— start Data extract —

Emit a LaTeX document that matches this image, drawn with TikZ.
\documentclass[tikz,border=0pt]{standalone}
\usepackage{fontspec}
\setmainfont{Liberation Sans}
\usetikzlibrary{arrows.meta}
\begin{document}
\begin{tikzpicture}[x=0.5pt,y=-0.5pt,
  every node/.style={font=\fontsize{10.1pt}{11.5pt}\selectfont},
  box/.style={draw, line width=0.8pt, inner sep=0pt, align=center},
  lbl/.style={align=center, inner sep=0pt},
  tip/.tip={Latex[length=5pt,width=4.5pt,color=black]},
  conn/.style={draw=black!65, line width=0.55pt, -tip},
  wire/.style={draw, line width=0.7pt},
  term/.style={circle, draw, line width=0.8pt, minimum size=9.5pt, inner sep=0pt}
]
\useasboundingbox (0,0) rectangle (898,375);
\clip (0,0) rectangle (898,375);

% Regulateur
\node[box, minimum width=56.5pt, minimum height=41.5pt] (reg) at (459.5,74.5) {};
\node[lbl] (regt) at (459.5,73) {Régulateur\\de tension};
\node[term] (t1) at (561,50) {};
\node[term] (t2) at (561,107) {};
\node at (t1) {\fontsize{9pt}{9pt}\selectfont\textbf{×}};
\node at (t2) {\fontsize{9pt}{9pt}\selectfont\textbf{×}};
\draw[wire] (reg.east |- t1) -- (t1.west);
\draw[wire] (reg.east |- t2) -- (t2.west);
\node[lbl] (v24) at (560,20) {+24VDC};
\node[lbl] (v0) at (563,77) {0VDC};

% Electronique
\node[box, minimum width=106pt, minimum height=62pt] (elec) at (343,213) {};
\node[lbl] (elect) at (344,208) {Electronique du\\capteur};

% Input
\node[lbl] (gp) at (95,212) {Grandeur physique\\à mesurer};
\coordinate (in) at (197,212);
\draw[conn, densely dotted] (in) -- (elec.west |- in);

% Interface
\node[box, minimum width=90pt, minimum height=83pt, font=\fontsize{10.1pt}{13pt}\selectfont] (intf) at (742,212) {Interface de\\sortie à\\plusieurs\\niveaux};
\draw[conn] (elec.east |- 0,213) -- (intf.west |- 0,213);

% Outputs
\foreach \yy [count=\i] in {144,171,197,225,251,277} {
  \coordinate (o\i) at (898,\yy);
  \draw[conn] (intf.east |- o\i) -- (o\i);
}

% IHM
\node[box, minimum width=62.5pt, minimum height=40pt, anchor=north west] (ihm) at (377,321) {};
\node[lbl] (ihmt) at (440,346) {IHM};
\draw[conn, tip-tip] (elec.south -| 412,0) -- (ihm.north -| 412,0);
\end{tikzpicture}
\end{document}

— end Data extract —
— start Data extract —

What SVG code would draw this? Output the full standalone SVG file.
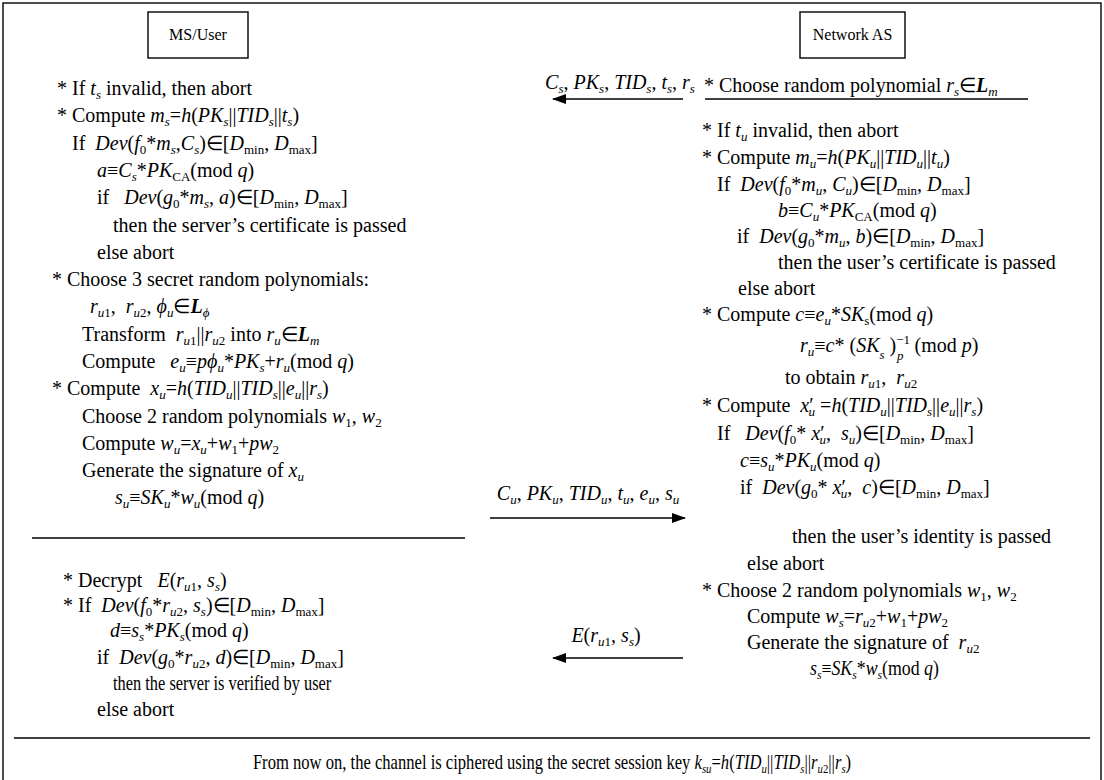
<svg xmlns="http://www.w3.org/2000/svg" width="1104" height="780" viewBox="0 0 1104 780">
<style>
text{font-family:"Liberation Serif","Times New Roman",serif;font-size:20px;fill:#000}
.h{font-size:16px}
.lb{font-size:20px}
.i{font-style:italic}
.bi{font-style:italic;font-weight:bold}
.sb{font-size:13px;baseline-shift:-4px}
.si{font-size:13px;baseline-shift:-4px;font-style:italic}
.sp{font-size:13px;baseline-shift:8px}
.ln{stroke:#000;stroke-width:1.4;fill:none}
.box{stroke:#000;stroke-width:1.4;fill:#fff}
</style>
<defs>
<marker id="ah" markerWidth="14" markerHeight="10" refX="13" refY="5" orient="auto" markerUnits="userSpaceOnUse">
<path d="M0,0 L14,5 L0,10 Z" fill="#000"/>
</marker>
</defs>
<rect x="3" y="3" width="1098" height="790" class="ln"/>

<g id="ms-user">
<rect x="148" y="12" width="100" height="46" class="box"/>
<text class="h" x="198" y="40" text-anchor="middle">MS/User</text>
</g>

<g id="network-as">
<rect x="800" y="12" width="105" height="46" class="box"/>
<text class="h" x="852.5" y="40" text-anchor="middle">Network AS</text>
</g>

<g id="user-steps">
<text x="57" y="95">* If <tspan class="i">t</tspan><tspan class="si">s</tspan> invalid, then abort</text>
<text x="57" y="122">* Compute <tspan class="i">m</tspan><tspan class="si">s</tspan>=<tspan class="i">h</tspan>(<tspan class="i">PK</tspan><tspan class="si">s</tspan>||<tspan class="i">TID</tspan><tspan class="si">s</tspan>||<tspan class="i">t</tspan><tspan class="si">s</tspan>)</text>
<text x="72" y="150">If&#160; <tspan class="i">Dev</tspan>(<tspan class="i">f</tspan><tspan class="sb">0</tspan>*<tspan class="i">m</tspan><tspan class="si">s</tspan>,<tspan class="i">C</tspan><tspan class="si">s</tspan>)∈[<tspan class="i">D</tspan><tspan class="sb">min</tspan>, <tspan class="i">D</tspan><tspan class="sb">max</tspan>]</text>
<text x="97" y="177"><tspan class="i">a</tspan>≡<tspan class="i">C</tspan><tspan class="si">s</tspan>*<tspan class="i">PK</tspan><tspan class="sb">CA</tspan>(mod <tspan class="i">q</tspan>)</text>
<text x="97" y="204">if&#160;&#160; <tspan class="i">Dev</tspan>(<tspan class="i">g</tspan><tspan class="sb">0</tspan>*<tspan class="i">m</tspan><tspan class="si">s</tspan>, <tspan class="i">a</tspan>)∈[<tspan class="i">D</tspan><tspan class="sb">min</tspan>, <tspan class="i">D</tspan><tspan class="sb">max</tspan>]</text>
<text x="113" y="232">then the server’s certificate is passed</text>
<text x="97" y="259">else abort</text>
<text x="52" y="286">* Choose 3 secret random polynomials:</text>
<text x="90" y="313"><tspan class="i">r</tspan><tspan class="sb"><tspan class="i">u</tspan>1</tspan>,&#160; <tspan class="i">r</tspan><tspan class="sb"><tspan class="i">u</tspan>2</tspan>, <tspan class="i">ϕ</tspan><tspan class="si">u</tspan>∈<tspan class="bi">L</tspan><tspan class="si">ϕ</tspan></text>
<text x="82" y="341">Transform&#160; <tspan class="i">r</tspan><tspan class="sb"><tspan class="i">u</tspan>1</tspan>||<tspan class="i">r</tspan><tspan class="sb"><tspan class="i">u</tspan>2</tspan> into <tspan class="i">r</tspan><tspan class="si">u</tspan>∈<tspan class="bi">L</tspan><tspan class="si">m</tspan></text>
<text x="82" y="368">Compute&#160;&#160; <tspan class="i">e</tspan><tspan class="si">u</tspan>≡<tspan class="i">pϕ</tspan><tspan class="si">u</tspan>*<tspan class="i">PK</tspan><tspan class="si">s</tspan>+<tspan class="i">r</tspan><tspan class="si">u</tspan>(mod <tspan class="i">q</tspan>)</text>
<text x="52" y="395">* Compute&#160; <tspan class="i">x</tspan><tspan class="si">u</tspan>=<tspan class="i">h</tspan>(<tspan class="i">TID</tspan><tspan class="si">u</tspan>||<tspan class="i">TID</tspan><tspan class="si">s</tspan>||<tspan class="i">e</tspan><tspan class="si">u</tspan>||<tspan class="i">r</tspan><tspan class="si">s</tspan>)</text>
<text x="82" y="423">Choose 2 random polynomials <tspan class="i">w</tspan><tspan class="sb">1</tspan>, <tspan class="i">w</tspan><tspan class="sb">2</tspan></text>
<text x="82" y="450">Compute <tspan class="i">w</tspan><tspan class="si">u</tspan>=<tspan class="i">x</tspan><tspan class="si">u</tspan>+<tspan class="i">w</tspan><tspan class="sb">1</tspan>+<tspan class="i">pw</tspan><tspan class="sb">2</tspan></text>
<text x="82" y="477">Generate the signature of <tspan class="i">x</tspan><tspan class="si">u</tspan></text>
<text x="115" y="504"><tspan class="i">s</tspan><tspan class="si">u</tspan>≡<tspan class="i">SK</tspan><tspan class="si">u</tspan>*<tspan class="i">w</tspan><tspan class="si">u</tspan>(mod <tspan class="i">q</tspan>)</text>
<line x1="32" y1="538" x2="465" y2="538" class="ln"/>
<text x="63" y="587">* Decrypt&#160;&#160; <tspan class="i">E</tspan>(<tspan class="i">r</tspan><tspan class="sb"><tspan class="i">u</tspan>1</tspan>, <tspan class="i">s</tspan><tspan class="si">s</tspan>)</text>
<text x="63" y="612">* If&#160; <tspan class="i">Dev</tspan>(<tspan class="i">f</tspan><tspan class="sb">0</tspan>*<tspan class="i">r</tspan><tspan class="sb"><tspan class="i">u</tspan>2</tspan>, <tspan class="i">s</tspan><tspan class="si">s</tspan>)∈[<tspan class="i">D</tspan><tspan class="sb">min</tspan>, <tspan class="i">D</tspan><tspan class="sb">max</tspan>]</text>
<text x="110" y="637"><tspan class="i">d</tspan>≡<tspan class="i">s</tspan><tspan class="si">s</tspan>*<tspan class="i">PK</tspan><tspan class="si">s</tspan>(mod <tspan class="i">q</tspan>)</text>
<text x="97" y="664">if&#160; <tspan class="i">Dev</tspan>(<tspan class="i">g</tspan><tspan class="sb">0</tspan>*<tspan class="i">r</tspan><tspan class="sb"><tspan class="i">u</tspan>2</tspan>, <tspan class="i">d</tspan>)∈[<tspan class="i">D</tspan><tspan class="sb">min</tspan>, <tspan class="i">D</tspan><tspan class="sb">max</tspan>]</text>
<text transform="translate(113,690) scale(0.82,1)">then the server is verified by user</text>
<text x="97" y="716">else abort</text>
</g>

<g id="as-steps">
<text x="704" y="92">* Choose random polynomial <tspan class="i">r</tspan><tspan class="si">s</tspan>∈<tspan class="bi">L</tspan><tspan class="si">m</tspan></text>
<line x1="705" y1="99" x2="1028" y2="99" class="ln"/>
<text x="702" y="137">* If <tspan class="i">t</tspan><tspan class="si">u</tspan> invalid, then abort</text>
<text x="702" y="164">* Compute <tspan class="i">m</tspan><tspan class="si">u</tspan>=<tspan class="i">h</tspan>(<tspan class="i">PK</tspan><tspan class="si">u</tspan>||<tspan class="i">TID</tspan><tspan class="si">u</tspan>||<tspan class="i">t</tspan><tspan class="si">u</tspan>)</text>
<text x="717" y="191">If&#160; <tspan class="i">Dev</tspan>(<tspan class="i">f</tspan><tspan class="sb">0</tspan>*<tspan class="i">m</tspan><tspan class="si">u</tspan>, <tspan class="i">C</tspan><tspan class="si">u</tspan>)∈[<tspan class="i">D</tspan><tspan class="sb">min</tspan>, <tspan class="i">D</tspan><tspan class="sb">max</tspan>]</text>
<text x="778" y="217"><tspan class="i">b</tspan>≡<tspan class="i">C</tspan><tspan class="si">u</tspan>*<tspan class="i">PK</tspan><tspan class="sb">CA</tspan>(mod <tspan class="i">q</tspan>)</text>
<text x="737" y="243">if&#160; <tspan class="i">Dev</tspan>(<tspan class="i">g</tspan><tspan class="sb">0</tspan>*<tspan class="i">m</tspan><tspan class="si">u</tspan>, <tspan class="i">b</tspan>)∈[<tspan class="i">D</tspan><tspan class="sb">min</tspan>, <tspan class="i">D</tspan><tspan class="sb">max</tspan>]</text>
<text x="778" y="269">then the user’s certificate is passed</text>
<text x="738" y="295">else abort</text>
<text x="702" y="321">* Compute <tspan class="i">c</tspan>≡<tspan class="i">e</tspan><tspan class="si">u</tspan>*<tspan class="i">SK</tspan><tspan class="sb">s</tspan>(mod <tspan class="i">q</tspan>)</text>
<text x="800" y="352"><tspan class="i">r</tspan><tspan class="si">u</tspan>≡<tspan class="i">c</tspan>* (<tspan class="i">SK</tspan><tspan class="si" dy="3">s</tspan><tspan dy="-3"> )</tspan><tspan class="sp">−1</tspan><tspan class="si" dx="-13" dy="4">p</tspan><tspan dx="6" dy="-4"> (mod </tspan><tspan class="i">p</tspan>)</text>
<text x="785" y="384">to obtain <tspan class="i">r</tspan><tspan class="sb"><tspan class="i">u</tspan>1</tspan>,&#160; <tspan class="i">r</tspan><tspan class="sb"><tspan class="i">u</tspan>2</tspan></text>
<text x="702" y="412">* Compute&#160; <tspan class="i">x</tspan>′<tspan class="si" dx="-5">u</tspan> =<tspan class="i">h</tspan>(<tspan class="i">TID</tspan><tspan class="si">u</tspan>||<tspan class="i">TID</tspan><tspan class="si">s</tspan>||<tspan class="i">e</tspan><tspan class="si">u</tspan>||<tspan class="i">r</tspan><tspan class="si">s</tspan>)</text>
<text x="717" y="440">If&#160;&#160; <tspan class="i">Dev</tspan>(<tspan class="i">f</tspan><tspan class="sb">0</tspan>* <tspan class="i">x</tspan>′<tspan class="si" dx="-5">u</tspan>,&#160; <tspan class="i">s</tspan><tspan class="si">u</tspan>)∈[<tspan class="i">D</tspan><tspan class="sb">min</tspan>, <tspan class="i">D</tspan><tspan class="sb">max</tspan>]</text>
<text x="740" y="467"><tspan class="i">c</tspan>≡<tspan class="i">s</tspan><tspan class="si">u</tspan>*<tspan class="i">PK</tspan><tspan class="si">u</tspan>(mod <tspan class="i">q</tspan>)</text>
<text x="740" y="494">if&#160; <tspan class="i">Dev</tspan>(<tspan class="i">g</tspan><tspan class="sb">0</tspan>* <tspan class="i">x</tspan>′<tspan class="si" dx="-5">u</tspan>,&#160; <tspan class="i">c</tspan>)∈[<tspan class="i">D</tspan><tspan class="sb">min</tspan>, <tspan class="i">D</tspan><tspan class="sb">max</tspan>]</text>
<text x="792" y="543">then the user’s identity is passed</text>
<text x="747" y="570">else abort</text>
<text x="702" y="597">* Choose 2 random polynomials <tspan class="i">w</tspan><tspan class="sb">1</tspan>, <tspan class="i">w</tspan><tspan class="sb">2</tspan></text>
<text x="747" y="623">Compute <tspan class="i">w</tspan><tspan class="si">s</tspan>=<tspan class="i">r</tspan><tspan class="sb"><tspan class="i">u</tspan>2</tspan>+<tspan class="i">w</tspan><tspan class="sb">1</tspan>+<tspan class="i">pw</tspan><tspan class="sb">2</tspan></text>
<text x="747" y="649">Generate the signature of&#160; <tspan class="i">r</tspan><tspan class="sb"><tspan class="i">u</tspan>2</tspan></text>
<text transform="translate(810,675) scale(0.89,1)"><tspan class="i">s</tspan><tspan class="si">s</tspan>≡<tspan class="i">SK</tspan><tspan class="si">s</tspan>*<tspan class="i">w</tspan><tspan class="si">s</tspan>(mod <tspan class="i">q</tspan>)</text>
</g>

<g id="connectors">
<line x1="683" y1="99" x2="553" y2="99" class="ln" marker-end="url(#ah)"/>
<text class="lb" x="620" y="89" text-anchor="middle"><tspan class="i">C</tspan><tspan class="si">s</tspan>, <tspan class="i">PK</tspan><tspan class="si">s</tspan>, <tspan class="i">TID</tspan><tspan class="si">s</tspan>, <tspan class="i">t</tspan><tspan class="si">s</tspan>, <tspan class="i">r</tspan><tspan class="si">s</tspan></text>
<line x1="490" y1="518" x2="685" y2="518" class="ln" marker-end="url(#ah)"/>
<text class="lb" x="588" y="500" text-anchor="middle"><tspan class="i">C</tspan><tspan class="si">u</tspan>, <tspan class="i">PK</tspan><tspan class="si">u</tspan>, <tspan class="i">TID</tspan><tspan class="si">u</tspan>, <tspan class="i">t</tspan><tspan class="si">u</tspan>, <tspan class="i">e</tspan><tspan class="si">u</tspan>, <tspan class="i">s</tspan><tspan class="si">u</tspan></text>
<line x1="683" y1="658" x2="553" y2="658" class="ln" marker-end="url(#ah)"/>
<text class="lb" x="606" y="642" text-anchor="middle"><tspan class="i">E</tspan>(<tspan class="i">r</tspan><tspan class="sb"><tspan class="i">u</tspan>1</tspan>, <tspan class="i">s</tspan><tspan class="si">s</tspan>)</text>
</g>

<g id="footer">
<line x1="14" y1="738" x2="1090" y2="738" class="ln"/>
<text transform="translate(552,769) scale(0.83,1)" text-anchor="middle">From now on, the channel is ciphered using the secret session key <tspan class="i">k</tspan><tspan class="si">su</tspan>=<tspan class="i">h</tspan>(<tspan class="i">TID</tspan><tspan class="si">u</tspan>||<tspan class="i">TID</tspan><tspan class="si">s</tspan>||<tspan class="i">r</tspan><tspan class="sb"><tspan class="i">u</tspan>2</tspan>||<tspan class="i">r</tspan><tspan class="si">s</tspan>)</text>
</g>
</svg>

— end Data extract —

* Request *
Find the word "standalone" in the entries, and copy every line it shows up in.

* Answer for this exercise *
\documentclass[tikz,border=0pt]{standalone}
What SVG code would draw this? Output the full standalone SVG file.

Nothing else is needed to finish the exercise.